Clostridial Gas Gangrene Treatment & Management
- Author: Don R Revis Jr, MD; Chief Editor: John Geibel, MD, DSc, MA more...
Medical Care
Successful therapy requires rapid diagnosis and aggressive early treatment.[3] The physician must maintain a high index of suspicion for this uncommon but potentially fatal process. Any patient in whom clostridial gas gangrene is suspected should be considered critically ill.
- Obtain early consultation with a surgeon for debridement.
- Administer supplemental oxygen.
- Restore intravenous fluid volume and monitor urine output with an indwelling bladder catheter.
- Transfer to an intensive care unit that has telemetry and pulse oximetry.
- Ensure that tetanus immunity is adequate.
- Consider hyperbaric oxygen therapy.
- Clostridia lack superoxide dismutase, making them incapable of surviving in the oxygen-rich environment created within a hyperbaric chamber. This inhibits clostridial growth, exotoxin production, and exotoxin binding to host tissues.
- Hyperbaric oxygen therapy may also promote host polymorphonuclear cell function.
- Animal studies have clearly demonstrated a survival advantage when this therapy is combined with antibiotics and debridement. However, no randomized controlled studies of humans exist to support this finding.
- Hyperbaric oxygen should be used at the discretion of the treating physician but should never cause a delay in surgical debridement. Transporting a patient from one facility to another merely to administer hyperbaric oxygen probably is not warranted and may be detrimental.
- Administer therapy 3 times a day for 2 days, then twice a day for several more days, until the disease process is well under control.
- The dose is usually 2.5 atmospheres absolute (ATA) oxygen for 120 minutes or 3 ATA oxygen for 90 minutes.
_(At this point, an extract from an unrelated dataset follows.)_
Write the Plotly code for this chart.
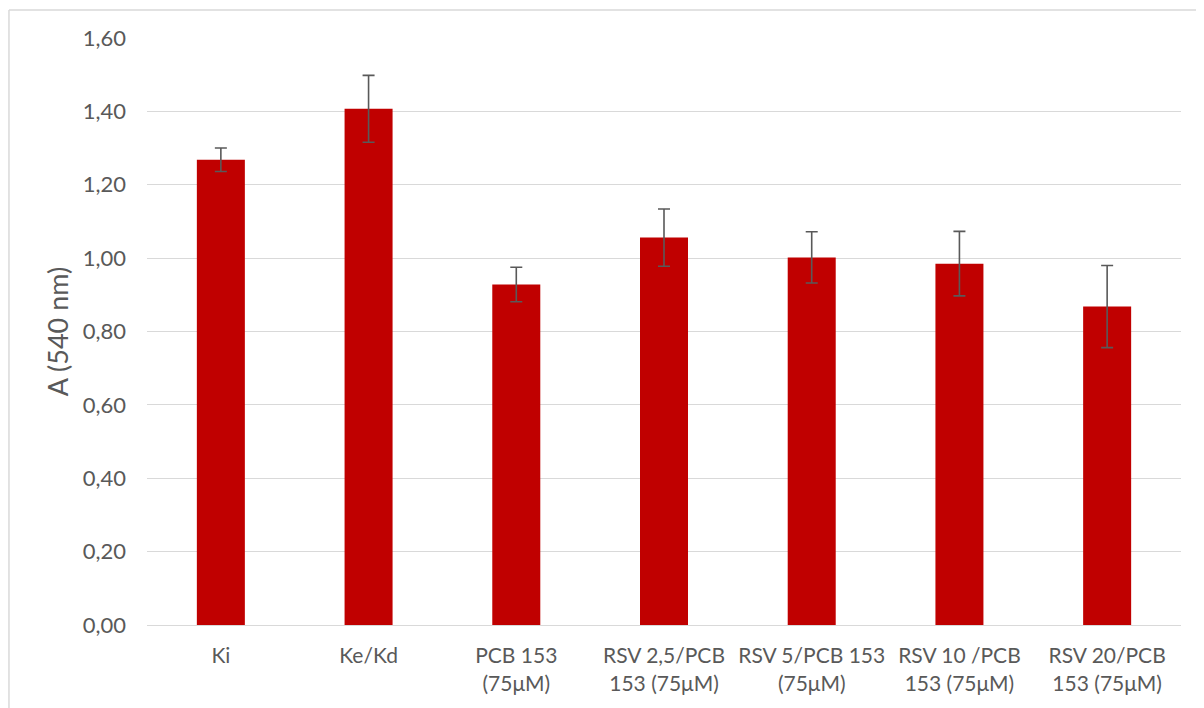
import plotly.graph_objects as go

categorias = ["Ki", "Ke/Kd", "PCB 153<br>(75μM)", "RSV 2,5/PCB<br>153 (75μM)",
              "RSV 5/PCB 153<br>(75μM)", "RSV 10 /PCB<br>153 (75μM)", "RSV 20/PCB<br>153 (75μM)"]
absorbancia = [1.268, 1.407, 0.928, 1.056, 1.002, 0.985, 0.868]
desviacion = [0.032, 0.091, 0.047, 0.078, 0.070, 0.088, 0.112]
marcas_y = [0, 0.2, 0.4, 0.6, 0.8, 1.0, 1.2, 1.4, 1.6]

gris = "#595959"
fuente = "Lato"

fig = go.Figure()
fig.add_trace(go.Bar(
    x=categorias,
    y=absorbancia,
    marker=dict(color="#c00000", line=dict(width=0)),
    error_y=dict(type="data", array=desviacion, visible=True,
                 color=gris, thickness=1.6, width=6),
    width=0.325,
))

# la pagina tiene 8 px de margen en el body, por eso 1196x700
fig.update_layout(
    width=1196, height=700,
    margin=dict(l=139, r=23, t=30, b=83),
    paper_bgcolor="white", plot_bgcolor="white",
    separators=",.",
    showlegend=False,
    font=dict(family=fuente, size=22, color=gris),
    shapes=[
        dict(type="line", xref="paper", yref="paper", x0=-0.1335, x1=-0.1335,
             y0=-0.2, y1=1.0477, line=dict(color="#d9d9d9", width=1.5)),
        dict(type="line", xref="paper", yref="paper", x0=-0.1335, x1=1.1,
             y0=1.0477, y1=1.0477, line=dict(color="#d9d9d9", width=1.5)),
    ],
)

fig.update_yaxes(
    range=[0, 1.6], tickvals=marcas_y, tickformat=".2f",
    showgrid=True, gridcolor="#d9d9d9", gridwidth=1.3,
    zeroline=False, showline=False,
    ticks="", ticklabelstandoff=20,
    title=dict(text="A (540 nm)", font=dict(size=27, color=gris), standoff=6),
)
fig.update_xaxes(
    showline=True, linecolor="#d9d9d9", linewidth=1.3,
    ticks="", ticklabelstandoff=12, tickangle=0,
    tickfont=dict(size=21),
)

fig.write_html("out.html")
The pressure at sea level equals 1 ATA.
- Complications include fire, seizures, decompression sickness, middle ear barotrauma, and claustrophobia.
- The only absolute contraindication is the presence of an untreated pneumothorax.
Surgical Care
Clostridial gas gangrene represents a true surgical emergency.
- It requires prompt aggressive debridement of all involved tissues.
- Extensive extremity involvement may require amputation.
- Because the disease process may continue to involve additional tissue, daily exploration and further debridement may be necessary.
- Wound exploration reveals gas, watery discharge, and necrotic muscle. Muscle tissue may be pale, edematous, and may not bleed when cut or contract when stimulated with electricity.
- If the patient survives, the wound may be closed at a later date or allowed to heal secondarily (by wound contraction and spontaneous re-epithelialization).
Consultations
- Infectious disease specialists
- General, trauma, or burn surgeon
- Plastic surgeon
Diet
- Ensure that the patient receives adequate nutritional support during this period of increased energy requirements.
- During the period of critical illness, administration of enteral or parenteral nutrition may be required.
- Consultation with a nutritionist ensures optimal nutritional replacement.
- Frequently monitor nutritional status through serum markers and nitrogen balance determination.
Activity
- Once patients have survived the critical period of illness, they may benefit from occupational or physical therapy to restore preinjury function.